The radiation safety expert and radiation safety officer would have to possess the qualifications and radiation protection expertise required by the Radiation Act. Training in radiation protection may be included in a higher education degree or completed as separate continuing education and training. Higher education institutions providing such training could request the Finnish Radiation and Nuclear Safety Authority (STUK) to give an opinion on the radiation protection training they offer. Before, STUK had to approve training programmes for the radiation safety officers referred to in current legislation. Apart from higher education institutions, other organisers of training for the new radiation safety officers would still have to seek STUK’s approval for their training programmes.
Health care professionals will continue to be required to have the radiation protection training and work experience needed in their tasks. Regular continuing education and training in radiation protection would still be mandatory for all workers participating in the use of radiation. Further provisions on radiation protection training will be issued by decree of the Ministry of Social Affairs and Health.
What changes will there be to the regulation of radon in indoor air?
Radon is a form of natural radiation. In the proposed Act, exposure to natural radiation would mainly be regulated in the same manner as exposure to radiation from other sources. This would enable improved control of radon exposure.
According to the new EU Basic Safety Standards Directive, the reference level for radon concentration is 300 Bq/m3 in dwellings, workplaces and other places with public access. If the radon concentration in the working area cannot be decreased below the reference level despite efforts, the responsible party must obtain a safety licence for its operations from the Radiation and Nuclear Safety Authority (STUK).
The Radiation Act and other statutes issued under it would provide more clearly how responsible parties have to notify STUK of practices that may cause exposure to radon. Further provisions would also be issued on the obligations to report and limit radon concentrations.
How will the new Radiation Act improve preparedness for emergency exposure situations?
The Act would lay down the principles and objectives followed in preparing for radiation emergencies and protecting the public in the event of an emergency.

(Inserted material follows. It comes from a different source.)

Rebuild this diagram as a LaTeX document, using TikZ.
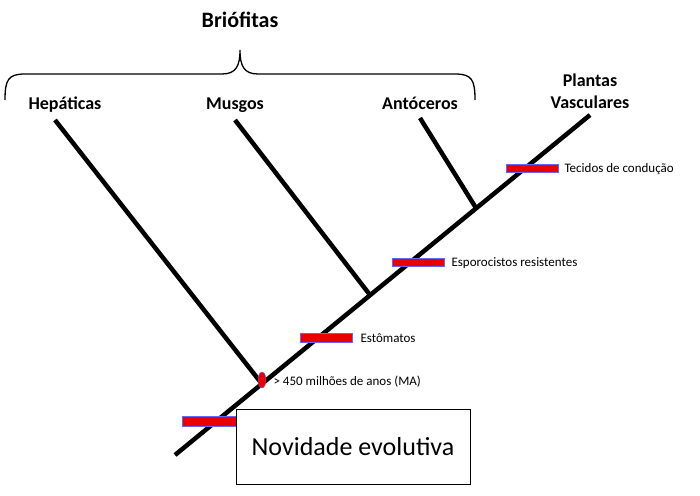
\documentclass[tikz,border=0pt]{standalone}
\usepackage{fontspec}
\setmainfont{Carlito}
\begin{document}
\begin{tikzpicture}[x=1pt, y=-1pt, >=latex,
  ramo/.style = {line width=4.5pt},
  novidade/.style = {fill=red!92!black, draw=blue!60, line width=0.6pt},
  rotulo/.style = {anchor=west, font=\fontsize{13}{15}\selectfont},
  grupo/.style = {anchor=base, font=\bfseries\fontsize{18}{20}\selectfont, align=center}]
\useasboundingbox (0,0) rectangle (700,495);
\coordinate (raiz) at (175,455);
\coordinate (topo) at (590,115);
\coordinate (b1) at (262,384);
\coordinate (b2) at (370,295);
\coordinate (b3) at (476,208);
\draw[ramo] (raiz) -- (topo);
\draw[ramo] (55,120) -- (b1);
\draw[ramo] (235,120) -- (b2);
\draw[ramo] (420,118) -- (b3);
% nomes dos grupos
\node[grupo] (hep) at (65,109) {Hepáticas};
\node[grupo] (mus) at (235,109) {Musgos};
\node[grupo] (ant) at (420,109) {Antóceros};
\node[grupo] (pla) at (590,86) {Plantas};
\node[grupo] (vas) at (590,108) {Vasculares};
\draw[line width=1.3pt] (5,100) .. controls (5,80) and (8,74) .. (25,74) -- (222,74)
  .. controls (236,74) and (240,66) .. (240,50) .. controls (240,66) and (244,74) .. (258,74)
  -- (455,74) .. controls (472,74) and (475,80) .. (475,100);
\node[grupo, font=\bfseries\fontsize{22}{24}\selectfont] (bri) at (240,28) {Briófitas};
% novidades evolutivas
\draw[novidade] (182,416) rectangle (236,426);
\draw[novidade] (300,333) rectangle (352,342);
\node[rotulo] (esto) at (357,338) {Estômatos};
\draw[novidade] (392,258) rectangle (444,266);
\node[rotulo] (espo) at (448,263) {Esporocistos resistentes};
\draw[novidade] (506,164) rectangle (558,172);
\node[rotulo] (teci) at (561,169) {Tecidos de condução};
\fill[red!92!black, draw=blue!60, line width=0.4pt] (262,380) ellipse (4 and 8);
\node[rotulo] (anos) at (270,382) {> 450 milhões de anos (MA)};
\node[draw, line width=1pt, minimum width=234, minimum height=75,
  font=\fontsize{26}{28}\selectfont] (legenda) at (353,447) {Novidade evolutiva};
\end{tikzpicture}
\end{document}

This would ensure that these principles and objectives would guide authorities and responsible parties in preparing for emergencies. Personnel working in the event of an emergency exposure situation would be designated in advance. They would also have to be provided with appropriate training. The provisions of the Act would also take into account that emergency response measures may involve voluntary emergency assistants and employees of private organisations. Moreover, the Act would lay down principles determining how these groups may be used in responding to emergencies and how they should be protected.
How will the Act enhance the market surveillance of products emitting non-ionizing radiation?
The Act would clarify the criteria for assessing the safety of products that expose the public to non-ionizing radiation. This would make it easier to withdraw dangerous products from the market and make the grounds for withdrawal clearer to responsible parties. These products include health care equipment or supplies sold to consumers in department stores, such as skin care, fat removal or hair removal appliances, or similar equipment used in consumer services, such as cosmetic treatments.
The Finnish Radiation and Nuclear Safety Authority (STUK) would be added to the market surveillance authorities referred to in the Act on the Market Surveillance of Certain Products (1137/2016). This would enable STUK to use surveillance measures under the Radiation Act as well as the Market Surveillance Act. STUK would be equipped with a wider range of means to withdraw dangerous products from the market. This would mean better opportunities to respond to rapid changes in commercial and distribution practices. It would also help ensure that the required measures are commensurate with the risk caused by the dangerous product.